A Contee tem priorizado na sua política internacional a participação nos fóruns e espaços do movimento sindical dos trabalhadores em educação, vinculados à luta anti-hegemônica na América Latina e no Caribe. Nessa perspectiva, na primeira semana de outubro, como representante da Contee, integrei a delegação brasileira no encontro que ocorreu no marco da reunião da Executiva da Confederação dos Educadores Americanos — CEA e do Congresso da Federação Nacional dos Docentes das Universidades Nacionais — Fedun (Argentina). Além de diretores da CEA e da Federação de Sindicatos de Docentes Universitários da América do Sul — Fesiduas, estiveram presentes representantes sindicais das organizações do Brasil (Contee e APUBH), Venezuela (FTUV), Cuba (SNTED), Colômbia e México (Stunam e SNTE), Panamá (Frep), Peru (Fendup) e Equador (Fenapupe), bem como dezenas de organizações por local de trabalho da educação superior.
O debate ocorrido nesse encontro foi muito rico. As experiências e relatos sobre a situação da educação nos países da América Latina e do Caribe reforçam a compreensão de que a ofensiva do capital contra o trabalho impacta de forma perversa na educação e coloca grandes obstáculos à organização das lutas dos trabalhadores no continente. Um destaque nesse debate foi a compreensão de que a luta pela descolonização da educação deve integrar a pauta não somente dos trabalhadores em educação, mas ser assumida pelo conjunto do sindicalismo classista dos trabalhadores do continente.
Nesse encontro foi aprovado um manifesto e uma agenda para o próximo período Destacamos nessa agenda eventos de muita importância que estão programados para o próximo ano. Neste ano, em novembro, reunião da Assembleia Geral do Parlamento Latino-americano e Caribenho — Parlatino, na Cidade do Panamá (República do Panamá) nos dias 23 e 24 de novembro. De 12 a 16 de fevereiro de 2018, o Congresso Internacional da Educação Superior “Universidade 2018”, sobre o tema “A Universidade e a agenda 2030 para o desenvolvimento sustentável”, em Havana (Cuba). Entre os dias 11 e 15 de junho de 2018 será realizada a Conferência Regional de Educação Superior na América Latina e no Caribe 2018 – Cres 2018, na Universidade Nacional de Córdoba (Argentina), no marco das comemorações dos cem anos da Reforma de Córdoba.
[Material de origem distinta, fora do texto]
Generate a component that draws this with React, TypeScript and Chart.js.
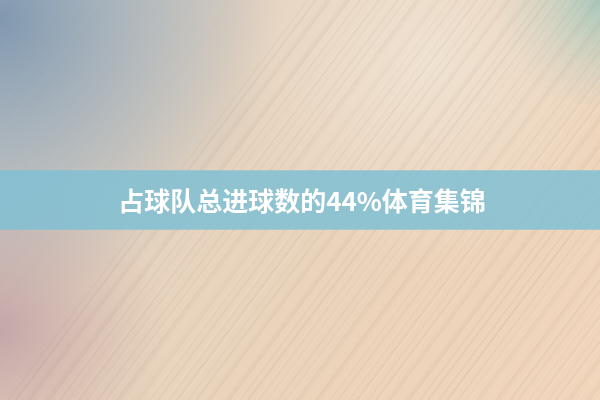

Cabe também registrar que, além dessa agenda aprovada na reunião da CEA, outras organização têm eventos marcados. De 16 a 18 de novembro, em Montevidéu (Uruguai) haverá a Jornada Continental pela Democracia e contra o Neoliberalismo e, no Brasil, em Belo Horizonte, o VI Encontro Movimento Pedagógico Latino-Americano, coordenado pela Internacional da Educação da America Latina (Ieal). Para o próximo ano, já está programado o Congresso Internacional da Federação Internacional dos Sindicatos dos Educadores (Fise/FSM), em março, na Cidade do México, organizado em parceria com a Confederação Nacional dos Trabalhadores em Educação (CNTE/SNTE).
Esses diversos eventos organizados por diferentes organizações demonstram que, em que pesem todos os desafios, os trabalhadores em educação têm resistido no enfrentamento ao processo de reversão colonial que atinge todo o continente. O desmantelamento da educação pública, o rebaixamento da qualidade da educação, a precarização das condições de trabalho e do salário dos trabalhadores em educação e o perverso processo de desprofissionalização docente devem ser compreendidos nesse contexto, assim como as lutas educacionais e trabalhistas dos trabalhadores em educação devem se vincular às lutas nacionais de caráter anti-imperialista, assumindo necessariamente uma dimensão internacional.
Nesse quadro, é preciso avançar na organização e mobilização dos trabalhadores em educação na resistência contra a ofensiva da política imperialista — o neocolonialismo do século XXI — na educação latino-americana e caribenha.